In the declaration it was alleged that defendant was guilty of negligence in failing to maintain the crossing in accord with the duty laid upon it by secs. 2657-2660 of the Code. These sections apply to all "public road [crossings]," and impose a duty wholly separate from and independent of duties imposed at "designated crossings" under Section 2628 of the Code. It is, therefore, immaterial to the result whether the railroad was also guilty of neglect of its duties under Section 2628, since we find that the verdict of the jury, so far as negligence of the railroad is concerned, is supported by abundant evidence that the railroad was guilty of negligence under Sections 2657-2660 of the Code. Tennessee Central R. Co. v. Umenstetter, 155 Tenn. 235, 291 S.W. 452; sec. 8824.

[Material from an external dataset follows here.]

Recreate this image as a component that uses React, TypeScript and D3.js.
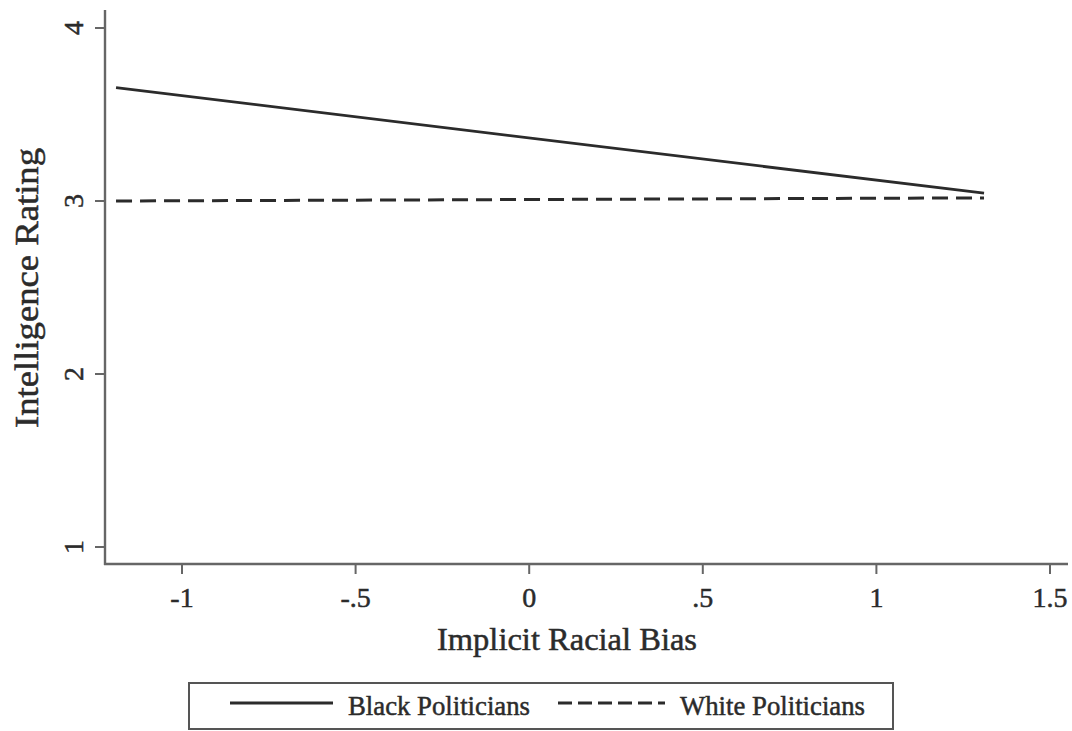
import React from "react";
import * as d3 from "d3";

const xTicks = [-1, -0.5, 0, 0.5, 1, 1.5];
const xTickLabels = ["-1", "-.5", "0", ".5", "1", "1.5"];
const yTicks = [1, 2, 3, 4];
const yTickLabels = ["1", "2", "3", "4"];
const seriesNames = ["Black Politicians", "White Politicians"];
const biasValues = [-1.19, 1.31];
const blackValues = [3.655, 3.045];
const whiteValues = [3.0, 3.018];

const W = 1072;
const H = 731;
const font = "'Liberation Serif', 'Times New Roman', serif";
const ink = "#2b2b2b";
const textStroke = { stroke: "#2b2b2b", strokeWidth: 0.5 };

export default function App() {
  const x = d3.scaleLinear().domain([-1, 1.5]).range([182, 1050]);
  const y = d3.scaleLinear().domain([1, 4]).range([547, 28]);
  const axisLeft = 105;
  const axisBottom = 564;
  const line = d3
    .line<[number, number]>()
    .x((d) => x(d[0]))
    .y((d) => y(d[1]));
  const blackPts = biasValues.map((b, i) => [b, blackValues[i]] as [number, number]);
  const whitePts = biasValues.map((b, i) => [b, whiteValues[i]] as [number, number]);

  return (
    <svg
      width={W}
      height={H}
      style={{ position: "absolute", left: 0, top: 0, background: "#fff" }}
      fontFamily={font}
    >
      <rect x={0} y={0} width={W} height={H} fill="#fff" />
      {/* axes */}
      <line x1={axisLeft} x2={axisLeft} y1={10} y2={axisBottom + 1} stroke="#666" strokeWidth={2.4} />
      <line x1={axisLeft - 1} x2={1068} y1={axisBottom} y2={axisBottom} stroke="#666" strokeWidth={2.4} />
      {yTicks.map((t, i) => (
        <g key={"y" + t}>
          <line x1={axisLeft - 10} x2={axisLeft} y1={y(t)} y2={y(t)} stroke="#666" strokeWidth={2} />
          <text
            transform={`translate(83,${y(t)}) rotate(-90)`}
            textAnchor="middle"
            fontSize={28}
            fill={ink}
            {...textStroke}
          >
            {yTickLabels[i]}
          </text>
        </g>
      ))}
      {xTicks.map((t, i) => (
        <g key={"x" + t}>
          <line x1={x(t)} x2={x(t)} y1={axisBottom} y2={axisBottom + 10} stroke="#666" strokeWidth={2} />
          <text x={x(t)} y={607} textAnchor="middle" fontSize={28} fill={ink} {...textStroke}>
            {xTickLabels[i]}
          </text>
        </g>
      ))}
      {/* axis titles */}
      <text
        transform={`translate(38,288) rotate(-90)`}
        textAnchor="middle"
        fontSize={33}
        fill={ink}
        {...textStroke}
        textLength={280}
        lengthAdjust="spacingAndGlyphs"
      >
        Intelligence Rating
      </text>
      <text
        x={567}
        y={650}
        textAnchor="middle"
        fontSize={32}
        fill={ink}
        {...textStroke}
        textLength={260}
        lengthAdjust="spacingAndGlyphs"
      >
        Implicit Racial Bias
      </text>
      {/* series */}
      <path d={line(blackPts) || ""} fill="none" stroke={ink} strokeWidth={2.8} />
      <path d={line(whitePts) || ""} fill="none" stroke={ink} strokeWidth={3} strokeDasharray="16,8" />
      {/* legend */}
      <rect x={189} y={683} width={704} height={46} fill="none" stroke="#555" strokeWidth={2} />
      <line x1={230} x2={333} y1={703} y2={703} stroke={ink} strokeWidth={2.8} />
      <text x={348} y={715} fontSize={28} fill={ink} {...textStroke} textLength={182} lengthAdjust="spacingAndGlyphs">
        {seriesNames[0]}
      </text>
      <line x1={558} x2={665} y1={703} y2={703} stroke={ink} strokeWidth={2.8} strokeDasharray="14,6" />
      <text x={680} y={715} fontSize={28} fill={ink} {...textStroke} textLength={185} lengthAdjust="spacingAndGlyphs">
        {seriesNames[1]}
      </text>
    </svg>
  );
}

The proposition in the petition to rehear that the plaintiff's intestate was guilty of contributory negligence as a matter of law, is equally untenable. Declaration by the Court that Powers was guilty of contributory negligence as a matter of law, would only be justified if the actions or conduct of Powers, immediately prior to the accident, was made clear in the record by undisputed evidence from which all reasonable minds would be forced to conclude that such actions or conduct constituted proximate contributory negligene. Philip Carey Roofing Mfg. Co. v. Black, 129 Tenn. 30, 36, 37, 164 S.W. 1183, 51 L.R.A. (N.S.), 340; Mayor Aldermen v. Cain 128 Tenn. 250, 159 S.W. 1084, Ann. Cas. 1915B, 767; Lea et al. v. Gentry, 167 Tenn. 664, 673, 73 S.W.2d 170; Osborn et al. v. City of Nashville 182 Tenn. 197, 185 S.W.2d 510. The only evidence that is undisputed of actions or conduct of Powers immediately prior to the accident, is that when the car, which he had not been driving, was stalled between the tracks, when no train was in evidence or had given a signal of danger, his companion got out of the car and Powers remained in it. We know of no rule that would justify a holding that the mere failure of Powers to get out of the car under those circumstances, constituted proximate contributory negligence as a matter of law. The question was clearly for the jury's determination after weighing all the evidence. Cases involving "joint enterprise" and "master and servant," ( Snyder v. Missouri Pac. R. Co., 183 Tenn. 471, 192 S.W.2d 1008, 1012), cited by petitioner, have no application, since at the time of the accident the car was at a standstill, not being driven by any one. If there had been any "joint enterprise" between the occupants of the car by which the manner of the operation of the car by one was imputable to the other, it was over when the car came to a standstill. With the car at rest, Powers like McDonald was a free agent to take steps for his own safety. It was Powers' own, separate and independent exercise or lack of reasonable care which was for the jury's determination under all the facts and circumstances disclosed by the evidence.
Though we sympathize with the insistence of learned counsel whose able arguments have fallen on deaf ears in the trial court and in the court of appeals, in their iteration of those arguments here, we find no reason to justify modification of our order denying the writ of certiorari, and we feel that the petition for rehearing must also be denied.